Sophia Seawell at Bitch Magazine has a thoughtful round-up of the last few decades of progress in on-screen interracial couples:

I suspect that, in part, interracial couples in ads are less about being progressive and more about the aesthetics of such pairings, the contrast created by putting dark next to light or the humor of awkwardly mixing cultures. Advertisements have to be memorable and, as the Cheerios ad has shown, interracial pairings still cause a stir. Due perhaps to their historical hypersexualization, interracial ads have the ability, therefore, to not just be eye-catching but provocative.
…A University of Florida study of blockbuster Hollywood films between 1967 and 2005 concluded that the media is stuck on specific portrayals of interracial relationships: in the movies sampled, 42 percent of female characters in such pairings were victims of violence. “While white women in interracial relationships came across as either morally corrupt or socially inept or as victims of physical or sexual abuse, women of color who become involved with white men were often presented as erotic, exotic and possessing exceptional talents.” And although it is statistically more likely for black men to ‘marry out’ of their race, the movie industry seems less keen on interracial couples with black men.

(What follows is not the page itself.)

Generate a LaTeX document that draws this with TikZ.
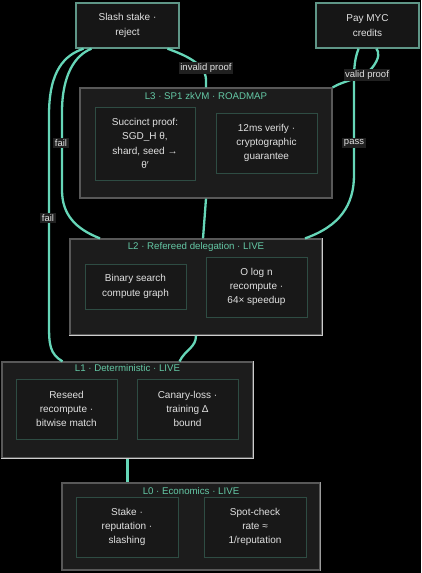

According to this informal accumulation of movies with interracial couples, there are twice as many films featuring white men with black women than black men with white women.

Seawell goes on to note that television shows—like Grey’s Anatomy and Parks & Rec—tend to be more progressive and less patronizing/exotifying when pairing up cast members of different races.

I’m in an interracial relationship (or, as I like to call it…a relationship) with a man who is the product of an interracial relationship. My parents are both white. My boyfriend is half white and half Nigerian (it seemed too perfect not to include that video of him, above, making one of my favorite points ever about interracial relationships in advertising). We live in one of the most diverse zip codes in the country. Mostly, our life is mundane. When we get looks on the street, which we sometimes do, I suspect it has less to do with our skin color than with the fact that I’m fat and he’s a conventionally attractive mega-hunk (#braggin).*

But when we interact with pop culture, there’s still always this lingering reminder that no matter how mundane we feel, our relationship is atypical. If you search for stock photos of “happy couple,” you get people who “match.” It’s an entrenched paradigm that throws out all of the subtle, personal, idiosyncratic ways that people can “match” (the ways that really build the foundation of a relationship) in favor of one superficial physical characteristic. That’s not to say that race, as a sociopolitical issue, is superficial (or that shared cultural experience based on race can’t enrich relationships), but to pair people up based on skin color is by definition superficial.

That’s why, when it comes to “correcting” issues like this—issues that uphold the destructive idea that certain families are normal and certain families are niche—mild progress isn’t enough. We can’t just make one Cheerios commercial and be like, “See? We did it! Now back to the white people.” To actually fix this problem, for the purposes of healing, we need a period of extreme overexposure to “nontraditional” families in media (interracial couples, LGBT couples, single parents, etc). For the same reason that you can’t put black robbers in security commercials—even though, yes, some robbers are black—you really have to go beyond the point of just being representative of society to actually begin to correct systemic imbalances.

Maybe it seems like a pain in the ass, but if we’re really a nation that has “no problem” with interracial relationships, then we have to go above and beyond to make them seem normal. Know why? BECAUSE THEY ARE NORMAL.

*Not that I personally subscribe to the “conventional attractiveness” paradigm (I’ve dated dudes who looked every which way), but a lot of people do—and holy shit are we ever a foreign concept to them. It’s incredible how many women (fans of mine, sometimes) hit on my boyfriend right in front of me, like they could just “have” him and he would be grateful and it would be the proper thing to do to correct the balance of the universe. They’re only slightly worse than the people who assume we’re together because of some fetish. You guys. Maybe we just find each other attractive because we are both awesome.